GOAL OF THE EXERCISE:
Reproduce the listing below character for character; drop every image.

** start STORED DATA **

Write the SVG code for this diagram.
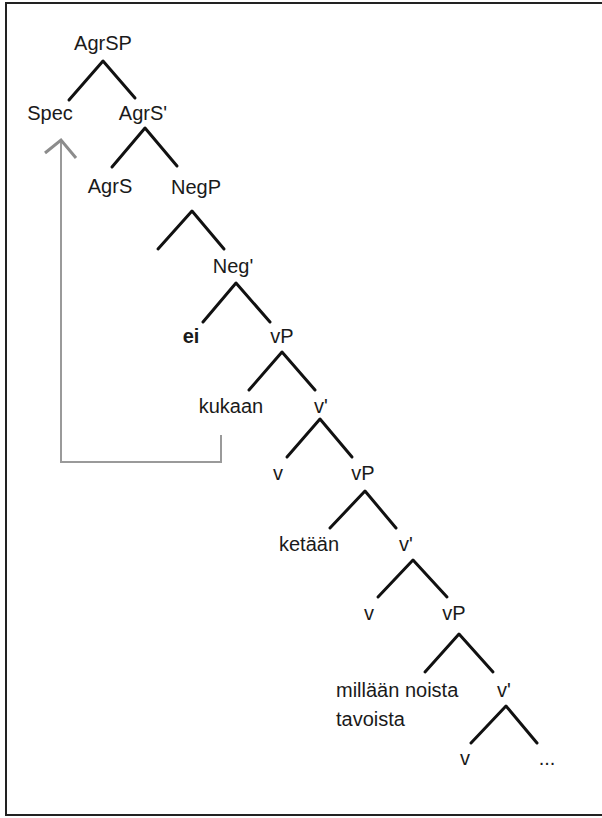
<svg xmlns="http://www.w3.org/2000/svg" width="602" height="818" viewBox="0 0 602 818">
<style>
text{font-family:"Liberation Sans",Arial,sans-serif;font-size:20px;fill:#1a1a1a;text-anchor:middle}
.l{text-anchor:start}
.b{font-weight:bold}
.e{stroke:#111;stroke-width:3;fill:none;stroke-linecap:round;stroke-linejoin:round}
.mv{stroke:#9a9a9a;stroke-width:2;fill:none}
.ah{stroke:#8c8c8c;stroke-width:3;fill:none;stroke-linejoin:miter}
</style>
<rect x="0" y="0" width="602" height="818" fill="#fff"/>
<rect x="6" y="3" width="610" height="812" fill="none" stroke="#222" stroke-width="2"/>
<g id="connectors">
<polyline class="e" points="69,100 103,61 135,98"/>
<polyline class="e" points="112,167 145,128 177,166"/>
<polyline class="e" points="158,249 192,211 224,249"/>
<polyline class="e" points="203,322 236,283 270,322"/>
<polyline class="e" points="249,390 282,352 315,390"/>
<polyline class="e" points="287,457 320,419 352,457"/>
<polyline class="e" points="330,528 365,491 396,528"/>
<polyline class="e" points="378,597 413,560 447,597"/>
<polyline class="e" points="425,672 459,634 493,672"/>
<polyline class="e" points="471,743 506,706 537,743"/>
<g id="movement">
<polyline class="mv" points="221,435 221,462 61,462 61,141"/>
<polyline class="ah" points="45,153 61,140 76,158"/>
</g>
</g>
<g id="n-AgrSP"><text x="103" y="50">AgrSP</text></g>
<g id="n-Spec"><text x="50" y="120">Spec</text></g>
<g id="n-AgrS1"><text x="143" y="120">AgrS'</text></g>
<g id="n-AgrS"><text x="110" y="193">AgrS</text></g>
<g id="n-NegP"><text x="196" y="194">NegP</text></g>
<g id="n-Neg1"><text x="233" y="273">Neg'</text></g>
<g id="n-ei"><text class="b" x="191" y="343">ei</text></g>
<g id="n-vP1"><text x="282" y="343">vP</text></g>
<g id="n-kukaan"><text x="231" y="413">kukaan</text></g>
<g id="n-v1bar"><text x="321" y="413">v'</text></g>
<g id="n-v1"><text x="278" y="480">v</text></g>
<g id="n-vP2"><text x="363" y="480">vP</text></g>
<g id="n-ketaan"><text x="309" y="551">ketään</text></g>
<g id="n-v2bar"><text x="406" y="551">v'</text></g>
<g id="n-v2"><text x="369" y="620">v</text></g>
<g id="n-vP3"><text x="454" y="620">vP</text></g>
<g id="n-millaan"><text class="l" x="336" y="697">millään noista</text><text class="l" x="336" y="726">tavoista</text></g>
<g id="n-v3bar"><text x="504" y="697">v'</text></g>
<g id="n-v3"><text x="465" y="765">v</text></g>
<g id="n-dots"><text x="547" y="765">...</text></g>
</svg>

** end STORED DATA **

WORKED SOLUTION:
Write the SVG code for this diagram.
<svg xmlns="http://www.w3.org/2000/svg" width="602" height="818" viewBox="0 0 602 818">
<style>
text{font-family:"Liberation Sans",Arial,sans-serif;font-size:20px;fill:#1a1a1a;text-anchor:middle}
.l{text-anchor:start}
.b{font-weight:bold}
.e{stroke:#111;stroke-width:3;fill:none;stroke-linecap:round;stroke-linejoin:round}
.mv{stroke:#9a9a9a;stroke-width:2;fill:none}
.ah{stroke:#8c8c8c;stroke-width:3;fill:none;stroke-linejoin:miter}
</style>
<rect x="0" y="0" width="602" height="818" fill="#fff"/>
<rect x="6" y="3" width="610" height="812" fill="none" stroke="#222" stroke-width="2"/>
<g id="connectors">
<polyline class="e" points="69,100 103,61 135,98"/>
<polyline class="e" points="112,167 145,128 177,166"/>
<polyline class="e" points="158,249 192,211 224,249"/>
<polyline class="e" points="203,322 236,283 270,322"/>
<polyline class="e" points="249,390 282,352 315,390"/>
<polyline class="e" points="287,457 320,419 352,457"/>
<polyline class="e" points="330,528 365,491 396,528"/>
<polyline class="e" points="378,597 413,560 447,597"/>
<polyline class="e" points="425,672 459,634 493,672"/>
<polyline class="e" points="471,743 506,706 537,743"/>
<g id="movement">
<polyline class="mv" points="221,435 221,462 61,462 61,141"/>
<polyline class="ah" points="45,153 61,140 76,158"/>
</g>
</g>
<g id="n-AgrSP"><text x="103" y="50">AgrSP</text></g>
<g id="n-Spec"><text x="50" y="120">Spec</text></g>
<g id="n-AgrS1"><text x="143" y="120">AgrS'</text></g>
<g id="n-AgrS"><text x="110" y="193">AgrS</text></g>
<g id="n-NegP"><text x="196" y="194">NegP</text></g>
<g id="n-Neg1"><text x="233" y="273">Neg'</text></g>
<g id="n-ei"><text class="b" x="191" y="343">ei</text></g>
<g id="n-vP1"><text x="282" y="343">vP</text></g>
<g id="n-kukaan"><text x="231" y="413">kukaan</text></g>
<g id="n-v1bar"><text x="321" y="413">v'</text></g>
<g id="n-v1"><text x="278" y="480">v</text></g>
<g id="n-vP2"><text x="363" y="480">vP</text></g>
<g id="n-ketaan"><text x="309" y="551">ketään</text></g>
<g id="n-v2bar"><text x="406" y="551">v'</text></g>
<g id="n-v2"><text x="369" y="620">v</text></g>
<g id="n-vP3"><text x="454" y="620">vP</text></g>
<g id="n-millaan"><text class="l" x="336" y="697">millään noista</text><text class="l" x="336" y="726">tavoista</text></g>
<g id="n-v3bar"><text x="504" y="697">v'</text></g>
<g id="n-v3"><text x="465" y="765">v</text></g>
<g id="n-dots"><text x="547" y="765">...</text></g>
</svg>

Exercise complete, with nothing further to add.